CASBs also provide visibility and user access controls. IT Departments typically underestimate employee use of unapproved cloud services by as much as 90%. The CASB visibility solution helps solve this by identifying all the cloud applications being used by an organization.
These services are then evaluated based on their security capabilities and vulnerabilities. This process would typically take an individual employee countless hours, but the CASB can accomplish it effortlessly and quickly. The cloud services are then sorted by their risk assessment ratings.
Products with extensive uses and security features are sanctioned, while vulnerable or dangerous ones are blacklisted. The CASB automatically sets access controls for these services, but the individual company is able to alter these protocols to its needs. Through its visibility, threat protection, and cloud governance capabilities, CASBs offer a single platform for securing your data in the cloud.
Control Cloud Access
Reducing risk means controlling access. Employers should limit access to sensitive information only to employees who must directly use the data to carry out their job duties. Grant temporary access to additional employees on an as-needed basis. Set up multi-layered protection so that if one safety measure fails, the other features will keep data protected. Many of today’s data breaches occur because of an insider threat, born out of negligence or malicious intent. As a result, internal security training for employees is just as important as your external defenses.
Go beyond usernames and passwords. Many programs feature biometrics, such as fingerprint identification, to verify user access. A recent ThreatStack study revealed that 73 percent of organizations surveyed had no multifactor authentication for cloud access.

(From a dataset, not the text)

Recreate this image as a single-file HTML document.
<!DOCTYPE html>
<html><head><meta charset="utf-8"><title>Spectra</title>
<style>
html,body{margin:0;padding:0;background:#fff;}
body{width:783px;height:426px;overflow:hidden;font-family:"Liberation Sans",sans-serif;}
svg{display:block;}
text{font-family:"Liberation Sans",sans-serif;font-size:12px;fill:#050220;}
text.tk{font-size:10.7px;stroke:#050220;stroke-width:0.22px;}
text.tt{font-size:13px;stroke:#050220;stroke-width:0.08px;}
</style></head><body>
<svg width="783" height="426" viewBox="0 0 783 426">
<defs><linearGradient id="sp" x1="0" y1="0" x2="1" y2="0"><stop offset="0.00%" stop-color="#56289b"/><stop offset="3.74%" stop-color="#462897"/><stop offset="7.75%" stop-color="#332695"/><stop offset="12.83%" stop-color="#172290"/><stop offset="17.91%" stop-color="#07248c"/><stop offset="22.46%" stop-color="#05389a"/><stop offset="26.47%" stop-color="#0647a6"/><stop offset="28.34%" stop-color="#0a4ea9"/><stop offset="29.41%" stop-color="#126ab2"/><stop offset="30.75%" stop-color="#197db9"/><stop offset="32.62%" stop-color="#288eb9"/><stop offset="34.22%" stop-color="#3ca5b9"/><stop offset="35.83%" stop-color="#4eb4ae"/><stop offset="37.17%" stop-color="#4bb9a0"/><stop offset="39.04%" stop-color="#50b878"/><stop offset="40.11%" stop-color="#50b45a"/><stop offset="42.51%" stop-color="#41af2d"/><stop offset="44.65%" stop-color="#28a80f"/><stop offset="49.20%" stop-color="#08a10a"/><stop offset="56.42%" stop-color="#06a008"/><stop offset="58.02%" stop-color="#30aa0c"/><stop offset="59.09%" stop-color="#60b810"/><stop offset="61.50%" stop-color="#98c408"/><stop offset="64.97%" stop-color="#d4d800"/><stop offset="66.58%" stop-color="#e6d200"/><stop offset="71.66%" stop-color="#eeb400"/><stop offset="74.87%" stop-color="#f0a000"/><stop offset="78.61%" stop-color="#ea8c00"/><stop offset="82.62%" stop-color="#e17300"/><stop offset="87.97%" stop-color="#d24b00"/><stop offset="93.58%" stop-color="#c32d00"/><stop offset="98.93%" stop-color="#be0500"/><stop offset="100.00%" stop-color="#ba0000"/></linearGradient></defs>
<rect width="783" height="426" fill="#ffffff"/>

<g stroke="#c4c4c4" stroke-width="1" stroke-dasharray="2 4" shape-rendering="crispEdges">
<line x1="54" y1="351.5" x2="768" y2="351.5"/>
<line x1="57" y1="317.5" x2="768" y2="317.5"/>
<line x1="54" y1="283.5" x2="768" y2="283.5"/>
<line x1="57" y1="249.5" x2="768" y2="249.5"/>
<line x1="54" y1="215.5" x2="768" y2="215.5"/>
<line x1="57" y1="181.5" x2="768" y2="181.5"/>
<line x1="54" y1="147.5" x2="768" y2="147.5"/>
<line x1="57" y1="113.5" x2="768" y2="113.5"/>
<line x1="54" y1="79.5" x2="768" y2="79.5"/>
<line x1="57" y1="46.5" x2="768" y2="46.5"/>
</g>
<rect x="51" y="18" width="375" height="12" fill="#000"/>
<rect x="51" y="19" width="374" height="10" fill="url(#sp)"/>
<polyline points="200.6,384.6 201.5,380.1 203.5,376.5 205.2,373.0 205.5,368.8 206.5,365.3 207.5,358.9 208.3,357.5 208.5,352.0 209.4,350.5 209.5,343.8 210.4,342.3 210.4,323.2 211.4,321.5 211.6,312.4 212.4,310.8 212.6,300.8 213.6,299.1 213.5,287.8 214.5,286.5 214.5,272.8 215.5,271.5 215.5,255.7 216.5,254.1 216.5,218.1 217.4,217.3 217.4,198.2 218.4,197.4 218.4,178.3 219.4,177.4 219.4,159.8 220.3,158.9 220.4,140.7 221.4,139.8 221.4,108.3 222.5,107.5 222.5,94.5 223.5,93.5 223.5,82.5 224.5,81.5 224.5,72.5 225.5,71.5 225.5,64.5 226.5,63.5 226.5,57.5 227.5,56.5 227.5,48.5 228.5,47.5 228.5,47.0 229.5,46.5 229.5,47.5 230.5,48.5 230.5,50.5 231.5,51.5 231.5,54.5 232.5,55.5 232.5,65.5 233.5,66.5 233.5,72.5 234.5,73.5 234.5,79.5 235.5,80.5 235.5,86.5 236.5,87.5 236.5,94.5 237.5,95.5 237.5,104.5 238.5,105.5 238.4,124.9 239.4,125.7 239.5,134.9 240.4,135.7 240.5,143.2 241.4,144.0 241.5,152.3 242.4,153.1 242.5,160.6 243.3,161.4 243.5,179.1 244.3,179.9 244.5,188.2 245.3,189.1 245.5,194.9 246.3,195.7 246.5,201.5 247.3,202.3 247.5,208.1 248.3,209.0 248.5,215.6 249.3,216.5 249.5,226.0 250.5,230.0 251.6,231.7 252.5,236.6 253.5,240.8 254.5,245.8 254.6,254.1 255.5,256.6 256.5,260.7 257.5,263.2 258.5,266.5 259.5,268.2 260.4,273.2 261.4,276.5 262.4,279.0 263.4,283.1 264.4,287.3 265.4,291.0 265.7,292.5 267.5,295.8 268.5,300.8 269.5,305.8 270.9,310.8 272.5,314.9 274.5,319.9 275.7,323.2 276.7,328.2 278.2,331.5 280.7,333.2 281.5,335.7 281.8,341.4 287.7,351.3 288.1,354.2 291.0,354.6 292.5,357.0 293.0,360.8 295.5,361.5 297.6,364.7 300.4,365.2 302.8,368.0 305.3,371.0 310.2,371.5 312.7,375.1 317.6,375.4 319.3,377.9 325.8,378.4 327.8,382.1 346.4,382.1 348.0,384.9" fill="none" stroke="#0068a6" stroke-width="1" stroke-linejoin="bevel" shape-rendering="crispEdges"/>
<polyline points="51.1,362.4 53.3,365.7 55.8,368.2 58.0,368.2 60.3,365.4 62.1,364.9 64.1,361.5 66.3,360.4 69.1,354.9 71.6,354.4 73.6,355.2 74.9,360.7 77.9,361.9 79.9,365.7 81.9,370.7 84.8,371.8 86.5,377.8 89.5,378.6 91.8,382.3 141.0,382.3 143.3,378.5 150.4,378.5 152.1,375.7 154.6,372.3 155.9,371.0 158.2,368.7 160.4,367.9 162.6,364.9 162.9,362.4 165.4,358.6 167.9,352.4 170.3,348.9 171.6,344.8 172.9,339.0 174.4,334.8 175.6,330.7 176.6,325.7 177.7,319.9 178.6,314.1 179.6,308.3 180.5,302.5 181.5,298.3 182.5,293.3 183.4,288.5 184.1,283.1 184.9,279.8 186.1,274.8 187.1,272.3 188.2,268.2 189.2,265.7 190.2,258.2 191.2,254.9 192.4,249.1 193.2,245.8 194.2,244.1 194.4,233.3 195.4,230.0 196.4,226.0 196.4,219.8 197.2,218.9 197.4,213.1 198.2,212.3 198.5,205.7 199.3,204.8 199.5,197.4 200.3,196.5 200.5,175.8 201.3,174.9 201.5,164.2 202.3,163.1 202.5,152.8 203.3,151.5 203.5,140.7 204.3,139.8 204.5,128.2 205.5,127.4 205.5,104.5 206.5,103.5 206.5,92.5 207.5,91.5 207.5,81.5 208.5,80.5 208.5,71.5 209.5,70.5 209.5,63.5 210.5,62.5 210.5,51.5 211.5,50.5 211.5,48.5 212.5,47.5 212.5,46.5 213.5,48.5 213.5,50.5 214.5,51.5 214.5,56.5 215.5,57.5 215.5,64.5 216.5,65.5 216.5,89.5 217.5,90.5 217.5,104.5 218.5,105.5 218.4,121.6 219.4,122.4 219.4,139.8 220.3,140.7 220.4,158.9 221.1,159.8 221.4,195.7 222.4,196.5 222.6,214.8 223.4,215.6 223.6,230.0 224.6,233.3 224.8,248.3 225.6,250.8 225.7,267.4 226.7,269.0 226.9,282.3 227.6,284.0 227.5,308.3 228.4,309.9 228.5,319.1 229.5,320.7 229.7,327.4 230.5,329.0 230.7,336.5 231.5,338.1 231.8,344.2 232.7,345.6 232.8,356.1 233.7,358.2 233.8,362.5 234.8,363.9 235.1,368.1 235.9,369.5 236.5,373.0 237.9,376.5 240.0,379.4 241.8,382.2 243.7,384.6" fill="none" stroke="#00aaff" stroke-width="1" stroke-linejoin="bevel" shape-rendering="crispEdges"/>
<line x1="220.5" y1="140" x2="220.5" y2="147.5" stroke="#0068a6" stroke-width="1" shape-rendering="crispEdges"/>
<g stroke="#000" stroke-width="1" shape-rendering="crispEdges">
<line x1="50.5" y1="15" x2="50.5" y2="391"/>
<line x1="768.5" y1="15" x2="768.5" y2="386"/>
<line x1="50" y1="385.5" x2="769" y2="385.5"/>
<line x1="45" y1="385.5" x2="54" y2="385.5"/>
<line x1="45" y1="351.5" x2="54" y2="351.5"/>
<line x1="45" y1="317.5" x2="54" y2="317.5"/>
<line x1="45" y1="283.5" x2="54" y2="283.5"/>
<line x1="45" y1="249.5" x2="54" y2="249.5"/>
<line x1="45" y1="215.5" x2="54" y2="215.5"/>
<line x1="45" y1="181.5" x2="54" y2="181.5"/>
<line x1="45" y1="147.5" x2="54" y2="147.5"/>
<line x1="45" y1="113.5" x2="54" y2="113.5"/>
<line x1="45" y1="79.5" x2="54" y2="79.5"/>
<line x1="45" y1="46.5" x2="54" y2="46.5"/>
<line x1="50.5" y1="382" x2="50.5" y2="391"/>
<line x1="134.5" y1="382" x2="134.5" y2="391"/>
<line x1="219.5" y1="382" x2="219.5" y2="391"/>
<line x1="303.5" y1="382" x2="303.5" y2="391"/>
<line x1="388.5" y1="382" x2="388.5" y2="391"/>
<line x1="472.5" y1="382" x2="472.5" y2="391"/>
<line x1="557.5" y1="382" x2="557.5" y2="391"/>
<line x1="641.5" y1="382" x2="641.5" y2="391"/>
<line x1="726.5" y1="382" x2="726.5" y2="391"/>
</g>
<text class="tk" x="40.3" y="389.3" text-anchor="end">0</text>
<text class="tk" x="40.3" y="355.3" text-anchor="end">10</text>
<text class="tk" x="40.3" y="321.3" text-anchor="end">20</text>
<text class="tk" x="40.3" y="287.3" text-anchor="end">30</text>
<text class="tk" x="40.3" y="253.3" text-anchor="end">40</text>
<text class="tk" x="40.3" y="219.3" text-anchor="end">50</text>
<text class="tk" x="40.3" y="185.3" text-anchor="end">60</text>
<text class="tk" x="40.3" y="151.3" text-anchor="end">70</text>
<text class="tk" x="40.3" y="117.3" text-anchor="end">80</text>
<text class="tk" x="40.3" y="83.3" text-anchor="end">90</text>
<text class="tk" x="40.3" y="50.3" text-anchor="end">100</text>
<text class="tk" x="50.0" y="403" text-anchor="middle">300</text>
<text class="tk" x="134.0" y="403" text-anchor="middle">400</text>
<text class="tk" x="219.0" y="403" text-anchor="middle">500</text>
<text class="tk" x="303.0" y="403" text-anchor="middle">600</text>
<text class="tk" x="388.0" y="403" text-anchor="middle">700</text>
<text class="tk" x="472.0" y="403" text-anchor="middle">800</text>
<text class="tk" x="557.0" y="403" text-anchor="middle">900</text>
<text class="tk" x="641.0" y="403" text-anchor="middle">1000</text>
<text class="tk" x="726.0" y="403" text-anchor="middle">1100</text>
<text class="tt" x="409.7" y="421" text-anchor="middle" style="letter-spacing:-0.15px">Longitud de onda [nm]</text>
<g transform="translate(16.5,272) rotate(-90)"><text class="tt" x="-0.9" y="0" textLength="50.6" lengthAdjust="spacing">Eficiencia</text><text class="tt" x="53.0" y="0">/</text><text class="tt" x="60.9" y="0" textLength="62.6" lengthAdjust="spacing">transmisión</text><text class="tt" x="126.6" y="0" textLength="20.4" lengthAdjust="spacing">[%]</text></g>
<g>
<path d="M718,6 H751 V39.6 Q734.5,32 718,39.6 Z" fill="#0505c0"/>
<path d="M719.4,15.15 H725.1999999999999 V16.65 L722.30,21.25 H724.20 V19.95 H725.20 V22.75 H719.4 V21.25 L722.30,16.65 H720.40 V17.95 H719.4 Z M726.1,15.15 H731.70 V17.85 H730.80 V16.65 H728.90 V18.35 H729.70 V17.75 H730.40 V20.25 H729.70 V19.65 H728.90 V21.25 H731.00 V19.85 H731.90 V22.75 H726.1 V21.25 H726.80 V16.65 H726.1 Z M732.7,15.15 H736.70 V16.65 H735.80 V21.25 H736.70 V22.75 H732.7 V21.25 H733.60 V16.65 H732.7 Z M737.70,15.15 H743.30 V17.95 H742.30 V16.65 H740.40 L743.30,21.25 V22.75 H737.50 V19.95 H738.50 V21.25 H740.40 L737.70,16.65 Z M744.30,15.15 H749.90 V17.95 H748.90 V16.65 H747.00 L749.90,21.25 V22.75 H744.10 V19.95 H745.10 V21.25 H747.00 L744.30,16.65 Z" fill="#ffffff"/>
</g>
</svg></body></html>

Be careful when choosing a cloud security provider. Many public cloud storage servers do not restrict outbound data traffic. Use a host with built-in safeguards and security tools. The well-known names in the business, such as Amazon, Microsoft, and Google, offer users an array of security services to protect data, but you must actually configure these tools to ensure data security.
Protect Your Data
Some cloud services offer encryption, but you should still use your own encryption techniques to make sure the decryption keys remain within the company. If all other security levels fail, encryption serves as the last measure of protection for your files.
Prioritizing security is the best step to keeping your data secure. Keep a comprehensive inventory of all network devices and software, and find programs to recover data if needed. If you can afford to do so, schedule regular assessments and penetration testing. Secure all hardware and software configurations on all devices including laptops, mobile devices, and servers. The more security you have in place, the less of a risk you'll face of having data falling into the wrong hands.